Of course, if you teach math at a university, you tend to have to deal with students who take math, and not all of them want to. I’m sure the number of my students admitting to this lack of interest tallies in the hundreds. They are taking the math because of general education requirements or the needs of their majors.
 
What is heartbreaking is, because they are experiencing difficulties with the mathematics, many feel there is something basically wrong with them. This sometimes is fostered, I’m sorry to say, by parents.
 
How to handle such a situation. Usually I respond with something like, “Why should you like it? Or be good at it?” Then I ask the student what she does well.
 
I might be told she plays the piano, and I’m filled with envy. I would love to play any instrument, but, unfortunately, I have negative musical ability.
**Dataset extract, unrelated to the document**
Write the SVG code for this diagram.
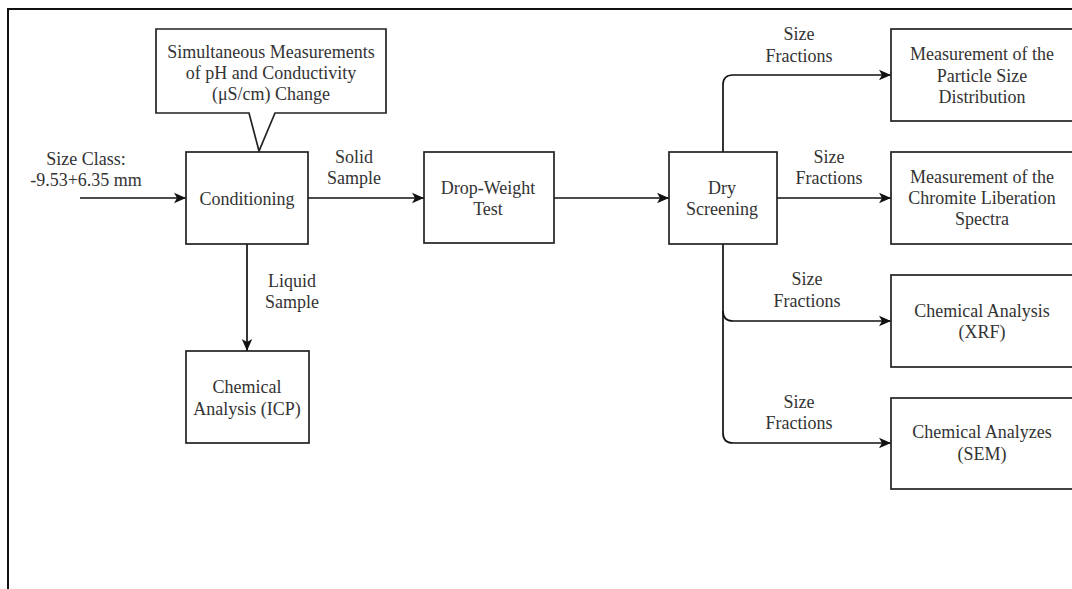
<svg xmlns="http://www.w3.org/2000/svg" width="1072" height="589" viewBox="0 0 1072 589">
<style>
.box{fill:#fff;stroke:#222;stroke-width:1.7}
.ln{fill:none;stroke:#111;stroke-width:1.7}
text{font-family:"Liberation Serif","Times New Roman",serif;font-size:18px;fill:#333;text-anchor:middle}
</style>
<defs>
<marker id="ah" viewBox="0 0 12 12" refX="12" refY="6" markerWidth="12" markerHeight="12" markerUnits="userSpaceOnUse" orient="auto">
<path d="M0,0.8 L12,6 L0,11.2 L3,6 Z" fill="#111"/>
</marker>
</defs>
<rect width="1072" height="589" fill="#fff"/>
<path d="M8,589 V9 H1072" fill="none" stroke="#111" stroke-width="2"/>
<g id="connectors">
<path class="ln" d="M80,198 H186" marker-end="url(#ah)"/>
<path class="ln" d="M308,198 H424" marker-end="url(#ah)"/>
<path class="ln" d="M554,198 H669" marker-end="url(#ah)"/>
<path class="ln" d="M247,244 V351" marker-end="url(#ah)"/>
<path class="ln" d="M723,152 V85 Q723,75 733,75 H891" marker-end="url(#ah)"/>
<path class="ln" d="M777,198 H891" marker-end="url(#ah)"/>
<path class="ln" d="M723,244 V311 Q723,321 733,321 H891" marker-end="url(#ah)"/>
<path class="ln" d="M723,311 V433 Q723,443 733,443 H891" marker-end="url(#ah)"/>
<text x="354" y="163">Solid</text>
<text x="354" y="184">Sample</text>
<text x="292" y="287">Liquid</text>
<text x="292" y="308">Sample</text>
<text x="799" y="40">Size</text>
<text x="799" y="62">Fractions</text>
<text x="829" y="163">Size</text>
<text x="829" y="184">Fractions</text>
<text x="807" y="285">Size</text>
<text x="807" y="307">Fractions</text>
<text x="799" y="408">Size</text>
<text x="799" y="429">Fractions</text>
</g>
<g id="input">
<text x="86" y="165">Size Class:</text>
<text x="86" y="186">-9.53+6.35 mm</text>
</g>
<g id="callout">
<path class="box" d="M156,29 H386 V113 H275 L259,151 L249,113 H156 Z"/>
<text x="271" y="58">Simultaneous Measurements</text>
<text x="271" y="79">of pH and Conductivity</text>
<text x="271" y="100">(μS/cm) Change</text>
</g>
<g id="conditioning">
<rect class="box" x="186" y="152" width="122" height="92"/>
<text x="247" y="205">Conditioning</text>
</g>
<g id="icp">
<rect class="box" x="186" y="351" width="123" height="92"/>
<text x="247" y="393">Chemical</text>
<text x="247" y="415">Analysis (ICP)</text>
</g>
<g id="dropweight">
<rect class="box" x="424" y="152" width="130" height="91"/>
<text x="488" y="194">Drop-Weight</text>
<text x="488" y="215">Test</text>
</g>
<g id="dryscreening">
<rect class="box" x="669" y="152" width="108" height="92"/>
<text x="722" y="194">Dry</text>
<text x="722" y="215">Screening</text>
</g>
<g id="psd">
<rect class="box" x="891" y="29" width="200" height="92"/>
<text x="982" y="60">Measurement of the</text>
<text x="982" y="82">Particle Size</text>
<text x="982" y="103">Distribution</text>
</g>
<g id="liberation">
<rect class="box" x="891" y="152" width="200" height="92"/>
<text x="982" y="183">Measurement of the</text>
<text x="982" y="204">Chromite Liberation</text>
<text x="982" y="225">Spectra</text>
</g>
<g id="xrf">
<rect class="box" x="891" y="275" width="200" height="92"/>
<text x="982" y="317">Chemical Analysis</text>
<text x="982" y="338">(XRF)</text>
</g>
<g id="sem">
<rect class="box" x="891" y="398" width="200" height="91"/>
<text x="982" y="438">Chemical Analyzes</text>
<text x="982" y="460">(SEM)</text>
</g>
</svg>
And I tell her that. I emphasize the similarity we find ourselves in; it’s only the particular area of expertise that differs.
 
I tell the student I’ve tried hard, took piano lessons both as a child and an adult, each time eventually giving up to the great relief of the poor folk trying to advance me beyond Chopsticks.
 
Of course, it’s a nice philosophical conversation, and I think in general the student feels better as a result. But there’s no getting around reality and at some point she’ll say, “But I need to pass the course or I won’t graduate.”
 
Then it’s time to tackle the major problem, getting the student through and trying to make the experience as least unpleasant as possible. Usually, working together, we’re successful.
 
I think the biggest success, though, is when the student winds up recognizing that doing poorly in math does not imply unworthiness or doing poorly in life.
 
One of the best letters I have ever received from a former student said, “You gave me a D, but you told me I had great potential and to believe in myself. I’ve had a good and successful life.”